Follow Your Own Advice, Fellows

In Zoeller’s own words, “a selective, subjective nondefense represents abdication of official duty. It amounts to a license to substitute an individual’s political will for legal responsibility. State attorneys general are elected for an important purpose: to represent a state’s popular sovereignty according to law. Accordingly, the value of independently elected attorneys general lies not in some imagined leeway to simply override the political decisions of elected representatives (and other elected officials), but in the strength to advocate according to law rather than politics that comes from political independence.”

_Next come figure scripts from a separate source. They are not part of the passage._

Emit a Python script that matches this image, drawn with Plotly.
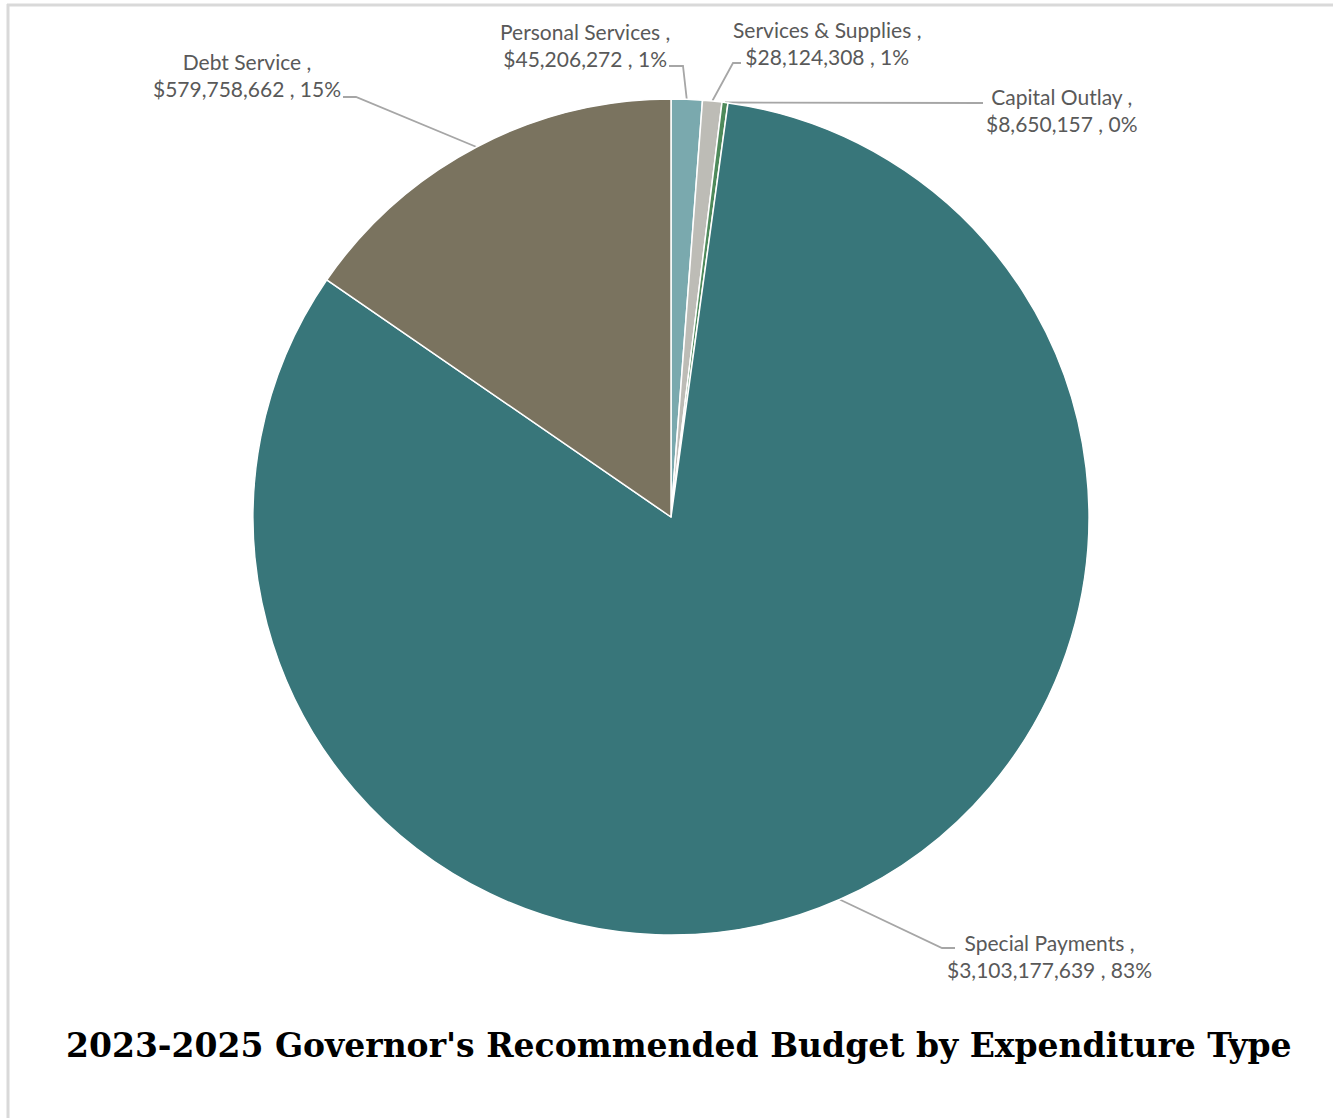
import math
import plotly.graph_objects as go

# Expenditure categories, clockwise from 12 o'clock
categories = ["Personal Services", "Services & Supplies", "Capital Outlay",
              "Special Payments", "Debt Service"]
amounts = [45206272, 28124308, 8650157, 3103177639, 579758662]
percent_labels = [1, 1, 0, 83, 15]
slice_colors = ["#7aa9ae", "#bdbcb6", "#4e8a5b", "#38767a", "#7a735f"]
title_text = "2023-2025 Governor's Recommended Budget by Expenditure Type"

W, H = 1333, 1118
CX, CY, R = 671, 517, 418  # pie centre and radius in pixels


def px(x):
    return x / W


def py(y):
    return 1 - y / H


total = sum(amounts)
shares = [v / total for v in amounts]

fig = go.Figure(go.Pie(
    labels=categories,
    values=amounts,
    sort=False,
    direction="clockwise",
    rotation=0,
    marker=dict(colors=slice_colors, line=dict(color="white", width=1.5)),
    textinfo="none",
    hovertemplate="%{label}<br>$%{value:,}<br>%{percent}<extra></extra>",
    domain=dict(x=[px(CX - R), px(CX + R)], y=[py(CY + R), py(CY - R)]),
    showlegend=False,
))

# label placement: (centre of text block, elbow points of the leader line)
label_layout = {
    "Personal Services": ((585, 45), [(683, 66), (669, 66)]),
    "Services & Supplies": ((827, 43), [(733, 63), (741, 63)]),
    "Capital Outlay": ((1062, 110), [(983, 103)]),
    "Special Payments": ((1049, 956), [(942, 948), (955, 948)]),
    "Debt Service": ((247, 75), [(356, 97), (343, 97)]),
}

shapes = []
annotations = []
cum = 0.0
for name, val, share, pct in zip(categories, amounts, shares, percent_labels):
    mid = (cum + share / 2) * 2 * math.pi
    cum += share
    ex = CX + R * math.sin(mid)
    ey = CY - R * math.cos(mid)
    (lx, ly), elbows = label_layout[name]
    pts = [(ex, ey)] + elbows
    path = "M " + " L ".join(f"{px(a):.5f},{py(b):.5f}" for a, b in pts)
    shapes.append(dict(type="path", xref="paper", yref="paper", path=path,
                       line=dict(color="#a6a6a6", width=1.8), layer="below"))
    annotations.append(dict(
        x=px(lx), y=py(ly), xref="paper", yref="paper",
        xanchor="center", yanchor="middle", align="center", showarrow=False,
        text=f"{name} ,<br>${val:,} , {pct}%",
        font=dict(family="Lato", size=21, color="#595959"),
    ))

annotations.append(dict(
    x=px(678), y=py(1045), xref="paper", yref="paper",
    xanchor="center", yanchor="middle", showarrow=False,
    text=f"<b>{title_text}</b>",
    font=dict(family="DejaVu Serif", size=33, color="#000000"),
))

# thin frame along the top and left edges
shapes.append(dict(type="line", xref="paper", yref="paper",
                   x0=px(7), x1=1, y0=py(5), y1=py(5),
                   line=dict(color="#d9d9d9", width=3)))
shapes.append(dict(type="line", xref="paper", yref="paper",
                   x0=px(8), x1=px(8), y0=py(4), y1=0,
                   line=dict(color="#d9d9d9", width=3)))

fig.update_layout(
    width=W, height=H,
    margin=dict(l=0, r=0, t=0, b=0),
    paper_bgcolor="white", plot_bgcolor="white",
    shapes=shapes, annotations=annotations,
)

fig.write_html("out.html")
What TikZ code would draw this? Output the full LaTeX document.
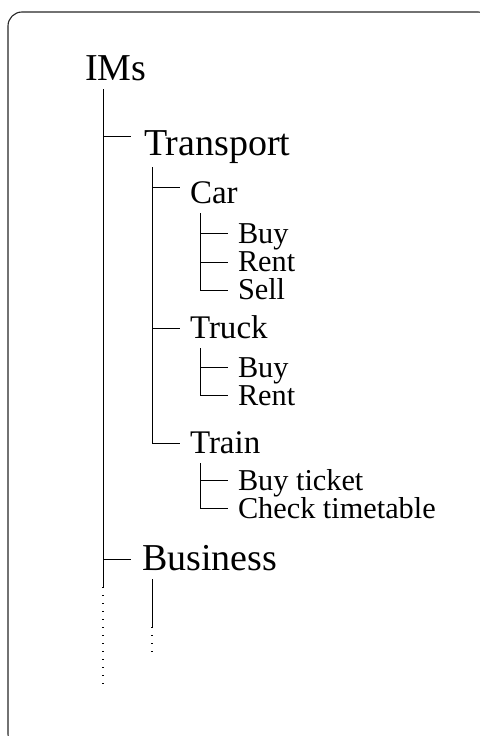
\documentclass[tikz,border=0pt]{standalone}
\usepackage{fontspec}
\setmainfont{Liberation Serif}
\begin{document}
\begin{tikzpicture}[x=1bp,y=-1bp,
  lbl/.style={anchor=base west,inner sep=0pt,outer sep=0pt},
  lvA/.style={lbl,font=\fontsize{38bp}{38bp}\selectfont},
  lvB/.style={lbl,font=\fontsize{33bp}{33bp}\selectfont},
  lvC/.style={lbl,font=\fontsize{30.3bp}{30bp}\selectfont},
  tree/.style={line width=0.9bp,black},
  dots/.style={line width=1.2bp,black,dash pattern=on 1.3bp off 6.7bp},
  frame/.style={line width=1.1bp,black!85,rounded corners=14bp}]
\useasboundingbox (0,0) rectangle (480,736);
\draw[frame] (8,12) rectangle (492,748);

% labels
\node[lvA] (ims) at (85,80) {IMs};
\node[lvA] (transport) at (144,155) {Transport};
\node[lvB] (car) at (190,203) {Car};
\node[lvC] (carbuy) at (238,243) {Buy};
\node[lvC] (carrent) at (238,271) {Rent};
\node[lvC] (carsell) at (238,299) {Sell};
\node[lvB] (truck) at (190,338) {Truck};
\node[lvC] (truckbuy) at (238,377) {Buy};
\node[lvC] (truckrent) at (238,405) {Rent};
\node[lvB] (train) at (190,453) {Train};
\node[lvC] (trainbuy) at (238,490) {Buy ticket};
\node[lvC] (traincheck) at (238,518) {Check timetable};
\node[lvA] (business) at (142,570) {Business};

% branch start points
\coordinate (ims-down) at (103,89);
\coordinate (transport-down) at (152,167);
\coordinate (car-down) at (200,213);
\coordinate (truck-down) at (200,348);
\coordinate (train-down) at (200,463);
\coordinate (business-down) at (152,579);
% tick ends
\coordinate (transport-in) at (131,136);
\coordinate (business-in) at (131,559);
\coordinate (car-in) at (180,187);
\coordinate (truck-in) at (180,328);
\coordinate (train-in) at (180,443);
\coordinate (carbuy-in) at (228,233);
\coordinate (carrent-in) at (228,262);
\coordinate (carsell-in) at (228,290);
\coordinate (truckbuy-in) at (228,367);
\coordinate (truckrent-in) at (228,395);
\coordinate (trainbuy-in) at (228,480);
\coordinate (traincheck-in) at (228,508);
% continuation ends
\coordinate (ims-solid) at (103,587);
\coordinate (ims-end) at (103,687);
\coordinate (business-solid) at (152,627);
\coordinate (business-end) at (152,655);

% trunk
\draw[tree] (ims-down) -- (ims-solid);
\draw[dots] (ims-solid) -- (ims-end);
\draw[tree] (ims-down |- transport-in) -- (transport-in);
\draw[tree] (ims-down |- business-in) -- (business-in);
% transport
\draw[tree] (transport-down) |- (train-in);
\draw[tree] (transport-down |- car-in) -- (car-in);
\draw[tree] (transport-down |- truck-in) -- (truck-in);
% car
\draw[tree] (car-down) |- (carsell-in);
\draw[tree] (car-down |- carbuy-in) -- (carbuy-in);
\draw[tree] (car-down |- carrent-in) -- (carrent-in);
% truck
\draw[tree] (truck-down) |- (truckrent-in);
\draw[tree] (truck-down |- truckbuy-in) -- (truckbuy-in);
% train
\draw[tree] (train-down) |- (traincheck-in);
\draw[tree] (train-down |- trainbuy-in) -- (trainbuy-in);
% business
\draw[tree] (business-down) -- (business-solid);
\draw[dots] (business-solid) -- (business-end);
\end{tikzpicture}
\end{document}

By arguing on behalf of the state, Zoeller and Pence will allow courts to assume their proper role of deciding the constitutionality of state statutes. It is critical for the RFRA statute to get a proper adversarial proceeding without the litigants having to address questions of standing.

As Zoeller has also argued previously in his article titled “Duty to Defend,” the state must also defend its state laws to “maintain the proper balance of powers by ensuring that the attorney general does not usurp a judicial function (by declaring a statute unconstitutional) or an executive function (by infringing on another executive officer’s ability to execute statutes). Finally, and most importantly, it will require the attorney general to fulfill his proper role as the state’s chief legal officer committed to upholding the rule of law.”

Pence has rightfully assailed President Obama for expanding executive branch powers by refusing to enforce laws he does not like, effectively repealing them. Yet here, when its suits Pence’s preferred outcome, he seemingly abandons this principle. Pence and Zoeller must put their principles into practice and uphold the rule of law by defending Indiana’s RFRA statute, even if they may personally disagree with its outcome.

Update: Between submission and publication of this article, the judge overseeing this case moved the hearing from the week of publication to November. This article has been updated to reflect that change.